Case for continuous deployment: A three-person team has limited time to spend on manual release ceremonies; if changes are small and the test suite is trustworthy, automatic deployment lets the team ship many times a day, get real user feedback fast, and avoid a manual step becoming a bottleneck when there is no dedicated release manager. Feature flags let risky changes be deployed dark (disabled) and enabled independently of the deploy itself, decoupling "deployed" from "live for users", which reduces the practical risk of removing the human gate.
Case against continuous deployment: An early-stage product typically has thin, evolving test coverage, because the team is still discovering the right abstractions and has not had time to build a deep regression suite; deploying automatically on a shaky test suite risks shipping broken behaviour straight to real (possibly paying) users with no human sanity check. A small team also has limited on-call capacity to respond immediately if an automatic deploy goes wrong, so a brief human check before release (continuous delivery) costs little time for a three-person team but adds a meaningful safety margin.

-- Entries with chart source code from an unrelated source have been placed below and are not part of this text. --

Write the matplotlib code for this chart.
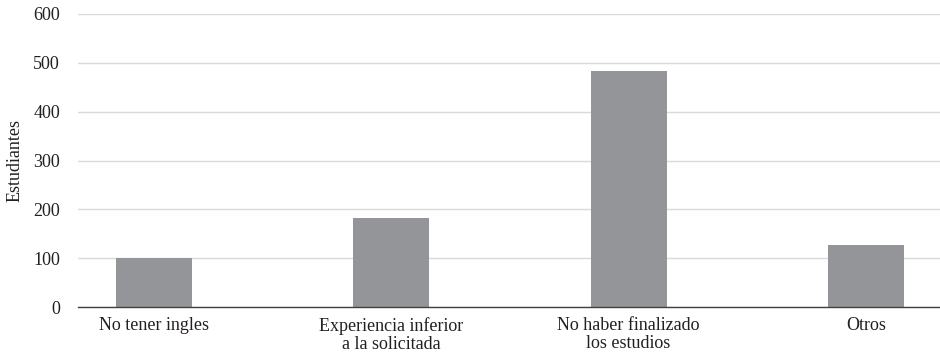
import matplotlib
matplotlib.use("Agg")
import matplotlib.pyplot as plt
import numpy as np

categories = ["No tener ingles", "Experiencia inferior\na la solicitada",
              "No haber finalizado\nlos estudios", "Otros"]
values = [101, 183, 483, 127]
yticks = [0, 100, 200, 300, 400, 500, 600]

plt.rcParams["font.family"] = ["Liberation Serif", "DejaVu Serif"]

fig = plt.figure(figsize=(9.4, 3.56), dpi=100)
ax = fig.add_axes([0.083, 0.137, 0.919, 0.824])

x = np.arange(len(categories))
ax.bar(x, values, width=0.32, color="#939598", zorder=3)

ax.set_xlim(-0.32, len(categories) - 1 + 0.32)
ax.set_ylim(0, 600)
ax.set_yticks(yticks)
ax.set_xticks(x)
ax.set_xticklabels(categories, fontsize=13, color="#231f20", linespacing=1.1)
ax.tick_params(axis="y", labelsize=13, colors="#231f20", length=0, pad=13)
ax.tick_params(axis="x", length=0, pad=7)

ax.grid(axis="y", color="#d9d9d9", linewidth=1.0, zorder=0)
for side in ("top", "right", "left"):
    ax.spines[side].set_visible(False)
ax.spines["bottom"].set_color("#404040")
ax.spines["bottom"].set_linewidth(1.0)
ax.spines["bottom"].set_zorder(4)

ax.set_ylabel("Estudiantes", fontsize=13, color="#231f20", labelpad=7)

fig.savefig("out.png", dpi=100)
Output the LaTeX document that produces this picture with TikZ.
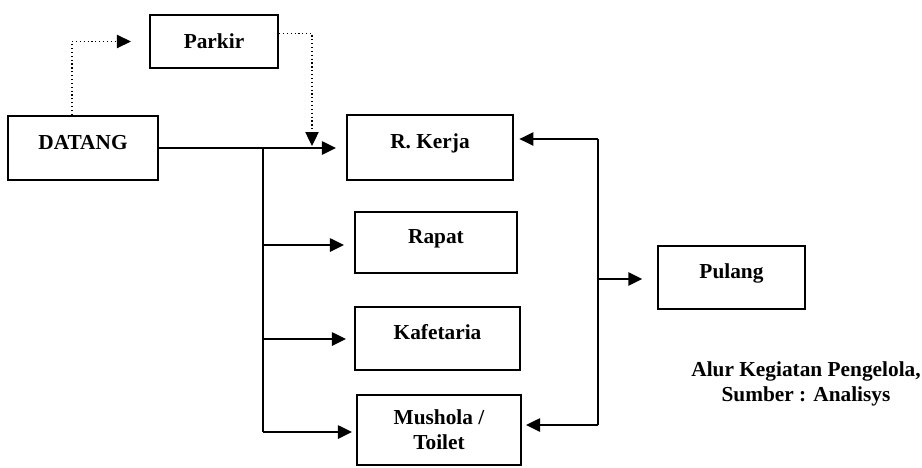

Judgement: For most early-stage startups, continuous delivery is the better fit initially: keep every passing change release-ready, but require one human click before it goes live, because test coverage is not yet mature enough to trust an automatic gate. As the team matures its test suite, adds feature flags and builds confidence in its monitoring and rollback speed, it can graduate to full continuous deployment for lower-risk parts of the system while keeping delivery-only gates for higher-risk areas, which is a middle path many mature companies use.

Marker's note: top-band answers (1) weigh both sides specifically for a small, early-stage team rather than giving a generic CI/CD essay, (2) identify test coverage maturity as the deciding factor, (3) mention feature flags as a risk-reducing technique that changes the calculus, and (4) end with a qualified, non-absolute judgement (a path to graduate) rather than a flat yes or no.